Actually, July 2047 could be a lot of fun

Central Station | Nury Vittachi 5 Aug 2019

Hot news: a hugely important "joining together" event will take place right here on July 1, 2047.

No, I'm not talking about politics.

I'm talking about lurrvve.

On that day, the borders will disappear between a community shockingly oversupplied with women (Hong Kong) and one which is shockingly oversupplied with men (the mainland).

Statisticians say the female-to-male sex imbalance in Hong Kong will be 60:40 by the 2040s, meaning that there will be more than a million women in this city who can't have a male partner.

And the mainland, of course, has the exact opposite problem.

Open the gates and stand well back!

* * *

This writer received the story above from a Hong Kong statistics-watcher while I was on holiday.

On my flight back to Hong Kong, the pilot said: "We are cruising at 39,000 feet and the temperature outside is minus 10."

Why do they always say that? Do they think we might want to go for a walk?

* * *

On July 26, I landed in Hong Kong - and protesters filled the airport arrival hall. On July 28, I tried to clear my jetlag by walking to Causeway Bay: protesters blocked that district. On Saturday I spoke at a conference in Mong Kok: protesters threw petrol bombs in that area. I'm beginning to think I'm the problem. (I'm having lunch at the Yacht Club today. Stay clear.)

* * *

At one protest, a group of marchers posed in front of me. "Take pictures and share with the world," said a young female with a sinophobic placard. Granny Wong (the old lady who always carries a giant British union flag) posed with her.

"Sure," I said.

I was still videoing when protesters started spray-painting graffiti (see picture) and stealing public safety railings to turn into barricades and weapons.

"Not allowed to film," a large male shouted. I was quickly surrounded by black-clad men who forced me to delete the videos on my phone.
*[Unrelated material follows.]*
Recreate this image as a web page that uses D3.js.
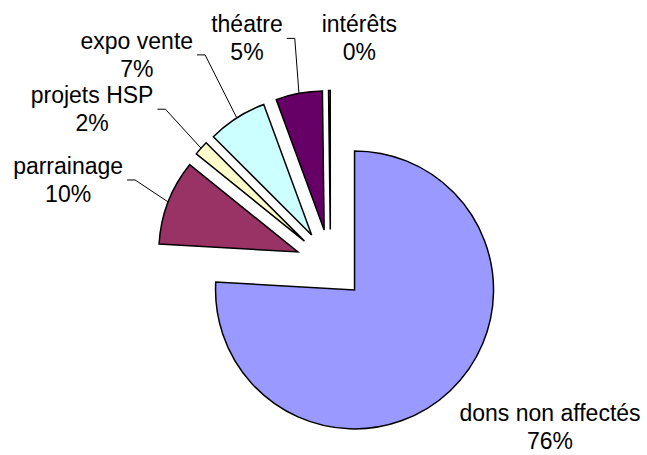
<!DOCTYPE html>
<html>
<head>
<meta charset="utf-8">
<script src="https://cdn.jsdelivr.net/npm/d3@7"></script>
<style>
body { margin: 0; background: #fff; }
text { font-family: Arial, "Liberation Sans", sans-serif; font-size: 23px; fill: #000; }
</style>
</head>
<body>
<svg id="vis1" width="647" height="455"></svg>
<script>
// values (share of the budget, %)
var categories = ["dons non affectés", "parrainage", "projets HSP", "expo vente", "théatre", "intérêts"];
var values = [75.9, 9.9, 1.7, 6.9, 5.4, 0.2];
var colors = ["#9999FF", "#993366", "#FFFFCC", "#CCFFFF", "#660066", "#FF8080"];

// label offset from the rim point of its slice
var labelShift = [[100, 30.5], [-100, -28], [-109, -45], [-100, -69], [-52, -61], [30, -59]];

var cx = 330.5, cy = 264.5, radius = 139, explode = 35, lineH = 28;

var svg = d3.select("#vis1");
var total = d3.sum(values);
var pct = d3.format(".0%");

var pie = d3.pie().sort(null).value(function(d) { return d; });
var arcs = pie(values);
var arc = d3.arc().innerRadius(0).outerRadius(radius);

// angle is clockwise from 12 o'clock, same as d3.arc
var dir = function(a) { return [Math.sin(a), -Math.cos(a)]; };

var slices = arcs.map(function(d, i) {
  var mid = (d.startAngle + d.endAngle) / 2;
  var u = dir(mid);
  var ox = cx + u[0] * explode, oy = cy + u[1] * explode;
  return {
    arc: d,
    i: i,
    ox: ox,
    oy: oy,
    rimX: ox + u[0] * radius,
    rimY: oy + u[1] * radius
  };
});

svg.selectAll(".slice")
  .data(slices)
  .enter().append("path")
  .attr("class", "slice")
  .attr("transform", function(s) { return "translate(" + s.ox + "," + s.oy + ")"; })
  .attr("d", function(s) { return arc(s.arc); })
  .style("fill", function(s) { return colors[s.i]; })
  .style("stroke", "#000")
  .style("stroke-width", 1.5)
  .style("stroke-linejoin", "miter");

var labels = svg.selectAll(".label")
  .data(slices)
  .enter().append("text")
  .attr("class", "label")
  .attr("text-anchor", "middle");

labels.each(function(s) {
  var t = d3.select(this);
  var x = s.rimX + labelShift[s.i][0];
  var y = s.rimY + labelShift[s.i][1];
  t.append("tspan").attr("x", x).attr("y", y).text(categories[s.i]);
  t.append("tspan").attr("x", x).attr("y", y + lineH).text(pct(values[s.i] / total));
});

// leader lines, Excel style: short stub off the label then straight to the rim
labels.each(function(s) {
  var b = this.getBBox();
  var px = s.rimX, py = s.rimY;
  var dx = Math.max(b.x - px, 0, px - (b.x + b.width));
  var dy = Math.max(b.y - py, 0, py - (b.y + b.height));
  if (Math.sqrt(dx * dx + dy * dy) < 30) return;
  var a, e;
  if (px > b.x + b.width) {
    a = [b.x + b.width + 4, b.y + b.height / 2];
    e = [a[0] + 8, a[1]];
  } else if (px < b.x) {
    a = [b.x - 4, b.y + b.height / 2];
    e = [a[0] - 8, a[1]];
  } else {
    a = [b.x + b.width / 2, b.y + b.height + 5];
    e = [a[0], a[1] + 8];
  }
  svg.append("path")
    .attr("d", d3.line()([a, e, [px, py]]))
    .style("fill", "none")
    .style("stroke", "#000")
    .style("stroke-width", 1);
});
</script>
</body>
</html>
The incident was funny, but also scary.

As soon as they left, I turned my phone back on, clicked "Recently Deleted" and "Recover".

You can't censor the press!

* * *

I shared the above anecdote on the internet, and protesters were soon sending me death threats and sharing details of where to find me.

Fame at last!

* * *

Protesters broke all the traffic lights in the Yau Ma Tei area of Nathan Road - but left the pedestrian crossing lights working. The green "walking man" symbols were yesterday sending men, women and children out onto the roads in front of speeding taxis, trucks and buses. Not nice.

* * *

I think the protesters should write a book: "How to Start With Huge Amounts of Goodwill and Lose The Lot At Astonishing Speed."

* * *

In other news, reader Joe Rystrom from Kam Tim told me on Saturday he met a man named "Stranger." He met him every day on a train and they became friends. "But I still had to use the greeting 'Hello, Stranger!'" he said.

* * *

That reminded me that there are hundreds of people named Einstein. Pretty much everything you say to them sounds like you're making a sarcastic attack on them. "So you took the bus, Einstein?" "You think that's a good place to eat, Einstein?" "You know how much that costs, Einstein?"